▶ _Given task_
Report every line below that holds the word "this".

▶ _Data for processing_

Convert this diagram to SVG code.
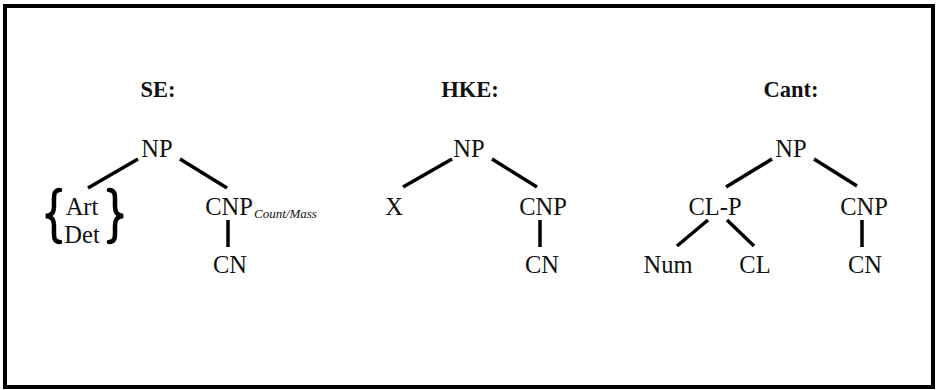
<svg xmlns="http://www.w3.org/2000/svg" width="938" height="390" viewBox="0 0 938 390">
<style>
.t{font-family:"Liberation Serif","Times New Roman",serif;font-size:24.5px;fill:#111;text-anchor:middle}
.h{font-family:"Liberation Serif","Times New Roman",serif;font-size:22.5px;font-weight:bold;fill:#111;text-anchor:middle}
.s{font-family:"Liberation Serif","Times New Roman",serif;font-size:13px;font-style:italic;fill:#111}
.e{stroke:#000;stroke-width:3.5;fill:none;stroke-linecap:butt}
.b{stroke:#000;stroke-width:4.5;fill:none;stroke-linecap:round}
</style>
<rect x="5" y="6" width="928" height="381" fill="#fff" stroke="#000" stroke-width="4"/>
<g id="titles">
<text class="h" x="158" y="97">SE:</text>
<text class="h" x="470" y="97">HKE:</text>
<text class="h" x="791" y="97">Cant:</text>
</g>
<g id="connectors">
<line class="e" x1="138" y1="159" x2="88" y2="188"/>
<line class="e" x1="180" y1="159" x2="227" y2="188"/>
<line class="e" x1="228" y1="220" x2="228" y2="247"/>
<line class="e" x1="452" y1="159" x2="403" y2="187"/>
<line class="e" x1="492" y1="159" x2="537" y2="187"/>
<line class="e" x1="540" y1="220" x2="540" y2="247"/>
<line class="e" x1="772" y1="159" x2="726" y2="187"/>
<line class="e" x1="814" y1="159" x2="857" y2="186"/>
<line class="e" x1="708" y1="220" x2="677" y2="246"/>
<line class="e" x1="727" y1="220" x2="754" y2="246"/>
<line class="e" x1="862" y1="220" x2="862" y2="247"/>
</g>
<g id="se-np"><text class="t" x="157" y="157">NP</text></g>
<g id="se-artdet">
<path class="b" d="M60 190 C53 190 54 196 54 205 C54 213 52 215 46 216 C52 217 54 219 54 227 C54 236 53 242 60 242"/>
<path class="b" d="M109 190 C116 190 115 196 115 205 C115 213 117 215 123 216 C117 217 115 219 115 227 C115 236 116 242 109 242"/>
<text class="t" x="82" y="215">Art</text>
<text class="t" x="82" y="243">Det</text>
</g>
<g id="se-cnp"><text class="t" x="229" y="215">CNP</text><text class="s" x="254" y="218">Count/Mass</text></g>
<g id="se-cn"><text class="t" x="230" y="273">CN</text></g>
<g id="hke-np"><text class="t" x="469" y="157">NP</text></g>
<g id="hke-x"><text class="t" x="394" y="215">X</text></g>
<g id="hke-cnp"><text class="t" x="543" y="215">CNP</text></g>
<g id="hke-cn"><text class="t" x="542" y="273">CN</text></g>
<g id="cant-np"><text class="t" x="791" y="157">NP</text></g>
<g id="cant-clp"><text class="t" x="715" y="215">CL-P</text></g>
<g id="cant-cnp"><text class="t" x="864" y="215">CNP</text></g>
<g id="cant-num"><text class="t" x="668" y="273">Num</text></g>
<g id="cant-cl"><text class="t" x="755" y="273">CL</text></g>
<g id="cant-cn"><text class="t" x="865" y="273">CN</text></g>
</svg>
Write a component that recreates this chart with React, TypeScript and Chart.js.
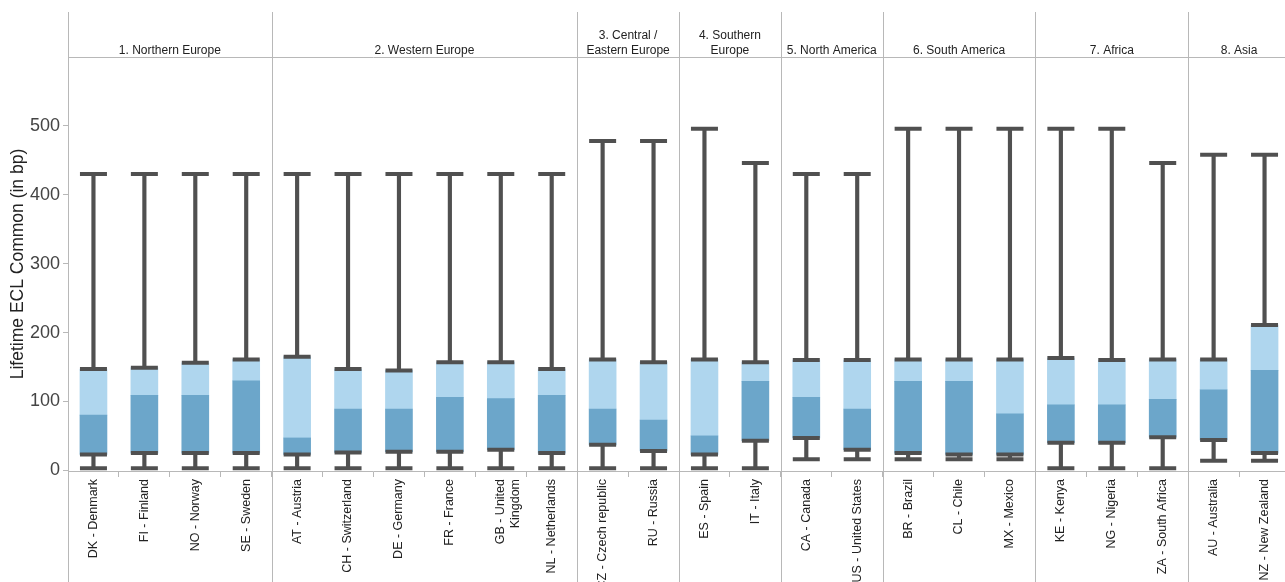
import { useEffect, useRef } from "react";
import { Chart, registerables } from "chart.js";

Chart.register(...registerables);

// Countries along the x axis, ordered by region
const countries: (string | string[])[] = [
  "DK - Denmark", "FI - Finland", "NO - Norway", "SE - Sweden",
  "AT - Austria", "CH - Switzerland", "DE - Germany", "FR - France", ["GB - United", "Kingdom"], "NL - Netherlands",
  "CZ - Czech republic", "RU - Russia",
  "ES - Spain", "IT - Italy",
  "CA - Canada", "US - United States",
  "BR - Brazil", "CL - Chile", "MX - Mexico",
  "KE - Kenya", "NG - Nigeria", "ZA - South Africa",
  "AU - Australia", "NZ - New Zealand",
];

// Region headers and how many countries each spans
const regionNames: string[][] = [
  ["1. Northern Europe"],
  ["2. Western Europe"],
  ["3. Central /", "Eastern Europe"],
  ["4. Southern", "Europe"],
  ["5. North America"],
  ["6. South America"],
  ["7. Africa"],
  ["8. Asia"],
];
const regionSizes = [4, 6, 2, 2, 2, 3, 3, 2];

// Box plot statistics, lifetime ECL in basis points
const minValues = [3, 3, 3, 3, 3, 3, 3, 3, 3, 3, 3, 3, 3, 3, 16, 16, 16, 16, 16, 3, 3, 3, 14, 14];
const q1Values = [23, 25, 25, 25, 23, 26, 27, 27, 30, 25, 37, 28, 23, 43, 47, 30, 25, 23, 23, 40, 40, 48, 44, 25];
const medianValues = [80, 109, 109, 130, 47, 89, 89, 106, 104, 109, 89, 73, 50, 129, 106, 89, 129, 129, 82, 95, 95, 103, 117, 145];
const q3Values = [147, 149, 156, 161, 165, 147, 145, 157, 157, 147, 161, 157, 161, 157, 160, 160, 161, 161, 161, 163, 160, 161, 161, 211];
const maxValues = [430, 430, 430, 430, 430, 430, 430, 430, 430, 430, 478, 478, 496, 446, 430, 430, 496, 496, 496, 496, 496, 446, 458, 458];

const yTickValues = [0, 100, 200, 300, 400, 500];

const FONT = "'Liberation Sans', Arial, sans-serif";
const WHISKER = "#505050";
const BOX_LOW = "#6ca6ca";
const BOX_HIGH = "#afd6ee";
const RULE = "#b8b8b8";
const HEADER_TOP = 12;

// Draws the region header band and the full-height separators between regions
const regionHeaderPlugin = {
  id: "regionHeader",
  afterDraw(chart: any) {
    const { ctx, chartArea, scales } = chart;
    const x = scales.x;
    const step = x.getPixelForValue(1) - x.getPixelForValue(0);
    ctx.save();
    ctx.strokeStyle = RULE;
    ctx.lineWidth = 1;
    ctx.beginPath();
    ctx.moveTo(chartArea.left, Math.round(chartArea.top) + 0.5);
    ctx.lineTo(chart.width, Math.round(chartArea.top) + 0.5);
    ctx.stroke();

    ctx.fillStyle = "#222";
    ctx.font = `12px ${FONT}`;
    ctx.textAlign = "center";
    ctx.textBaseline = "middle";
    let start = 0;
    regionSizes.forEach((n, g) => {
      const left = x.getPixelForValue(start) - step / 2;
      const right = x.getPixelForValue(start + n - 1) + step / 2;
      const px = Math.round(left) + 0.5;
      ctx.beginPath();
      ctx.moveTo(px, HEADER_TOP);
      ctx.lineTo(px, chart.height);
      ctx.stroke();
      const lines = regionNames[g];
      const cx = (left + right) / 2;
      lines.forEach((line, k) => {
        const y = chartArea.top - 6.5 - (lines.length - 1 - k) * 14.5;
        ctx.fillText(line, cx, y);
      });
      start += n;
    });
    ctx.restore();
  },
};

function capDataset(values: number[]) {
  return {
    type: "line" as const,
    data: values,
    showLine: false,
    pointStyle: "line" as const,
    pointRadius: 13.5,
    pointHoverRadius: 13.5,
    pointBorderWidth: 4,
    pointHoverBorderWidth: 4,
    pointBorderColor: WHISKER,
    pointBackgroundColor: WHISKER,
    borderColor: WHISKER,
    order: 0,
  };
}

export default function App() {
  const canvasRef = useRef<HTMLCanvasElement | null>(null);

  useEffect(() => {
    const canvas = canvasRef.current;
    if (!canvas) return;
    const chart = new Chart(canvas, {
      type: "bar",
      data: {
        labels: countries,
        datasets: [
          {
            type: "bar",
            data: minValues.map((m, i) => [m, maxValues[i]]),
            backgroundColor: WHISKER,
            barThickness: 3.5,
            grouped: false,
            order: 3,
          } as any,
          {
            type: "bar",
            data: q1Values.map((q, i) => [q, medianValues[i]]),
            backgroundColor: BOX_LOW,
            barThickness: 27,
            grouped: false,
            order: 2,
          } as any,
          {
            type: "bar",
            data: medianValues.map((m, i) => [m, q3Values[i]]),
            backgroundColor: BOX_HIGH,
            barThickness: 27,
            grouped: false,
            order: 2,
          } as any,
          capDataset(minValues),
          capDataset(q1Values),
          capDataset(q3Values),
          capDataset(maxValues),
        ] as any,
      },
      options: {
        animation: false,
        responsive: false,
        devicePixelRatio: 1,
        events: [],
        layout: { autoPadding: false, padding: { top: 57, left: 0, right: 0, bottom: 0 } },
        plugins: {
          legend: { display: false },
          tooltip: { enabled: false },
        },
        scales: {
          x: {
            type: "category",
            offset: true,
            grid: {
              offset: true,
              drawOnChartArea: false,
              drawTicks: true,
              tickLength: 6,
              color: RULE,
            },
            border: { display: true, color: RULE },
            ticks: {
              autoSkip: false,
              minRotation: 90,
              maxRotation: 90,
              padding: 2,
              color: "#222",
              font: { family: FONT, size: 12.5 },
            },
            afterFit: (scale: any) => {
              scale.height = 111;
              scale.paddingLeft = 0;
              scale.paddingRight = 0;
            },
          },
          y: {
            min: -1,
            max: 600,
            afterBuildTicks: (scale: any) => {
              scale.ticks = yTickValues.map((v) => ({ value: v }));
            },
            afterFit: (scale: any) => {
              scale.width = 68;
            },
            grid: { drawOnChartArea: false, tickLength: 5, color: RULE },
            border: { display: false },
            ticks: {
              padding: 3,
              color: "#444",
              font: { family: FONT, size: 18 },
            },
            title: {
              display: true,
              text: "Lifetime ECL Common (in bp)",
              color: "#222",
              font: { family: FONT, size: 17.5, lineHeight: 1.2 },
              padding: { top: 8, bottom: 0 },
            },
          },
        },
      } as any,
      plugins: [regionHeaderPlugin],
    });
    return () => chart.destroy();
  }, []);

  return (
    <div
      style={{
        position: "fixed",
        left: 0,
        top: 0,
        width: 1285,
        height: 582,
        overflow: "hidden",
        background: "#fff",
      }}
    >
      <canvas ref={canvasRef} width={1290} height={582} style={{ display: "block" }} />
    </div>
  );
}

▶ _Completed task_
Convert this diagram to SVG code.
Write a component that recreates this chart with React, TypeScript and Chart.js.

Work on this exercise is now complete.